Once the error or problem has been found, the exact nature of the error should be determined so that a resolution can be identified:

  1. Identify the reason for the failure by examining the full error message. Common causes are:

    • Duplicate primary key

      A row or statement is being inserted or updated that already has the same insert ID or would generate the same insert ID for tables that have auto increment enabled. The insert ID can be identified from the output of the transaction using thl. Check the Replica to identify the faulty row. To correct this problem you will either need to skip the transaction or delete the offending row from the Replica dataserver.

      In the above example, the error can be identified through the methods described. The log file output will also show the error direct from the database, and in this case that error is Duplicate entry '1' for key 'regions.PRIMARY'

      The error can be generated when an insert or update has taken place on the Replica rather than on the Primary.

      To resolve this issue, check the full THL for the statement that failed. The information is provided in the error message, but full examination of the THL can help with identification of the full issue. The sequence number of the statement causing error can be found in the pendingErrorSeqno field. In our example, this is 18. For example, to view the THL for the sequence number:

      shell> thl list -seqno 18
      SEQ# = 18 / FRAG# = 0 (last frag)
      - FILE = thl.data.0000000001
      - TIME = 2025-01-31 10:53:33.0
      - EPOCH# = 15
      - EVENTID = mysql-bin.000003:0000000000001389;2010
      - SOURCEID = db3
      - METADATA = [mysql_server_id=12;mysql_thread_id=2010;dbms_type=mysql;tz_aware=true;service=nyc;shard=hr]
      - TYPE = com.continuent.tungsten.replicator.event.ReplDBMSEvent
      - OPTIONS = [##charset = UTF-8, autocommit = 1, sql_auto_is_null = 0, foreign_key_checks = 1, unique_checks = 1, »
      sql_mode = 'NO_ENGINE_SUBSTITUTION,ONLY_FULL_GROUP_BY,STRICT_TRANS_TABLES,ERROR_FOR_DIVISION_BY_ZERO,IGNORE_SPACE,»
      NO_ZERO_DATE,NO_ZERO_IN_DATE', character_set_client = 33, collation_connection = 33, collation_server = 255]
      - SCHEMA = hr
      - SQL(0) = insert into regions values (1, "EMEA")

      In this example, an INSERT operation is inserting a new row and the ID has been explicity defined (1) Check the destination database and determine the what the current value of the corresponding row:

      mysql> select * from regions where region_id = 1;
      +-----------+-------------+
      | region_id | region_name |
      +-----------+-------------+
      |         1 | EMEA        |
      +-----------+-------------+
      1 row in set (0.00 sec)

      The actual row values are identicial, which means that it is likely this row was inserted into the replica database directly by mistake.

    • Missing table or schema

      If a table or database is missing, this should be reported in the detailed error message. For example:

      Caused by: java.sql.SQLSyntaxErrorException: Unable to switch to database »
          'contacts'Error was: Unknown database 'contacts'
    • Incompatible table or schema

      A modified table structure on the Replica can cause application of the transaction to fail if there are missing or different column specifications for the table data.

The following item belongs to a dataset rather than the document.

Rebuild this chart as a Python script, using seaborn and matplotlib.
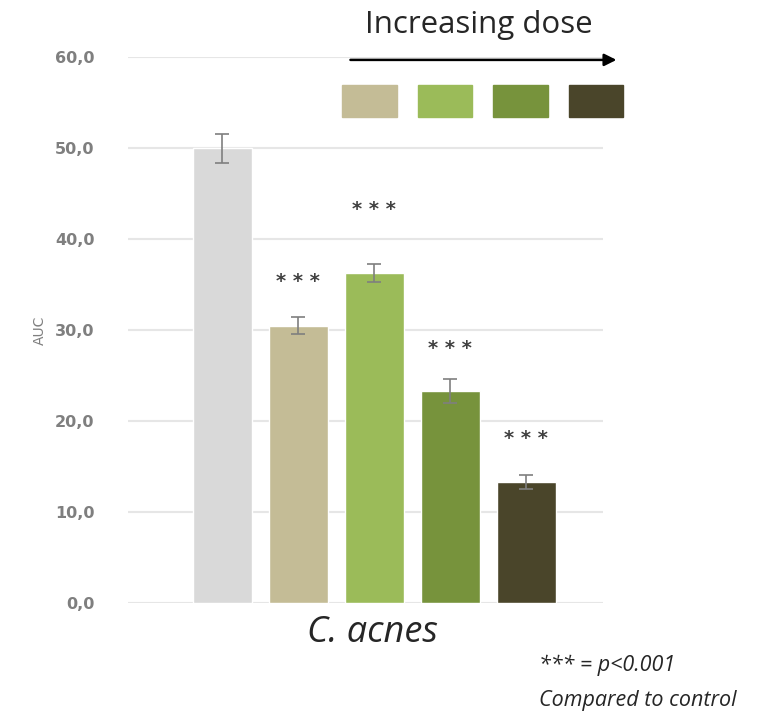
import pandas as pd
import numpy as np
import matplotlib
matplotlib.use("Agg")
import matplotlib.pyplot as plt
from matplotlib.patches import Rectangle
import seaborn as sns

# Datos
grupos = ["Control", "Dosis 1", "Dosis 2", "Dosis 3", "Dosis 4"]
auc = [50.0, 30.5, 36.3, 23.3, 13.3]
error = [1.6, 0.9, 1.0, 1.3, 0.8]
estrellas = ["", "***", "***", "***", "***"]
altura_estrellas = [0, 35.3, 43.2, 28.0, 18.1]
colores = ["#d9d9d9", "#c4bc96", "#9bbb59", "#77933c", "#4a452a"]
ticks_y = [0, 10, 20, 30, 40, 50, 60]

df = pd.DataFrame({"grupo": grupos, "auc": auc})

sns.set_style("white")
plt.rcParams["font.family"] = ["DejaVu Sans"]

fig = plt.figure(figsize=(7.76, 7.13), dpi=100)
ax = fig.add_axes([0.165, 0.154, 0.612, 0.766])

sns.barplot(x="grupo", y="auc", hue="grupo", data=df, palette=colores,
            width=0.78, saturation=1, legend=False, ax=ax, errorbar=None, zorder=2)
ax.errorbar(range(len(grupos)), auc, yerr=error, fmt="none",
            ecolor="#7f7f7f", elinewidth=1.2, capsize=5, capthick=1.2, zorder=3)

# Asteriscos de significancia
for i, (h, s) in enumerate(zip(altura_estrellas, estrellas)):
    if s:
        ax.text(i, h, " ".join(s), ha="center", va="center", fontsize=14,
                color="#404040", fontweight="bold")

ax.set_ylim(0, 60)
ax.set_xlim(-1.24, 5.01)
ax.set_yticks(ticks_y)
ax.set_yticklabels([f"{t:.1f}".replace(".", ",") for t in ticks_y],
                   color="#7f7f7f", fontsize=11.5, fontweight="bold")
ax.tick_params(axis="y", length=0, pad=24)
ax.set_xticks([])
ax.set_xlabel("")
ax.set_ylabel("AUC", color="#7f7f7f", fontsize=10, labelpad=6)
ax.yaxis.grid(True, color="#e6e6e6", linewidth=1.5, zorder=0)
ax.set_axisbelow(True)
sns.despine(ax=ax, left=True, bottom=True)

# Leyenda de dosis (cuadros de color + flecha)
for j, c in enumerate(colores[1:]):
    fig.patches.append(Rectangle((0.441 + j * 0.0973, 0.836), 0.0705, 0.045,
                                 transform=fig.transFigure, color=c))
fig.add_artist(matplotlib.patches.FancyArrowPatch(
    (0.448, 0.916), (0.798, 0.916), transform=fig.transFigure,
    arrowstyle="-|>", mutation_scale=18, color="black", linewidth=1.8))
fig.text(0.617, 0.965, "Increasing dose", ha="center", va="center",
         fontsize=22.5, family="Open Sans")

fig.text(0.48, 0.112, "C. acnes", ha="center", va="center", fontsize=26,
         style="italic", family="Open Sans")
fig.text(0.695, 0.067, "*** = p<0.001", ha="left", va="center", fontsize=15.5,
         style="italic", family="Open Sans")
fig.text(0.695, 0.018, "Compared to control", ha="left", va="center", fontsize=15.5,
         style="italic", family="Open Sans")

plt.savefig("out.png", dpi=100)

      This particular error can be generated when changes to the table definition have been made, perhaps during a maintenance window.

      Check the table definition on the Primary and Replica and ensure they match.

  2. Choose a resolution method:

    Depending on the data structure and environment, resolution can take one of the following forms:

    • Skip the transaction on the Replica

      If the data on the Replica is considered correct, or the data in both tables is the same or similar, the transaction from the Primary to the Replica can be skipped. This process involves placing the replicator online and specifying one or more transactions to be skipped or ignored. At the end of this process, the replicator should be in the ONLINE state.

      For more information on skipping single or multiple transactions, see Section 7.5.2, “Skipping Transactions”.

    • Delete the offending row or rows on the Replica

      If the data on the Primary is considered canonical, then the data on the Replica can be removed, and the replicator placed online.

      Warning

      Deleting data on the Replica may cause additional problems if the data is used by other areas of your application, or has relations to foreign tables.

      For example:

      mysql> delete from regions where region_id = 1;
      Query OK, 1 row affected (0.01 sec)

      Now place the replicator online and check the status:

      shell> trepctl online
    • Restore or reprovision the Replica

      If the transaction cannot be skipped, or the data safely deleted or modified, and only a single Replica is affected, a backup of an existing, working, Replica can be taken and restored to the broken Replica.

      The tprovision command automates this process. See Section 7.6, “Provision or Reprovision a Replica” for more information on reprovisioning.

      To perform a backup and restore, see Section 7.7, “Creating a Backup”, or Section 7.8, “Restoring a Backup”. To reprovision a Replica from the Primary or another Replica, see tprovision.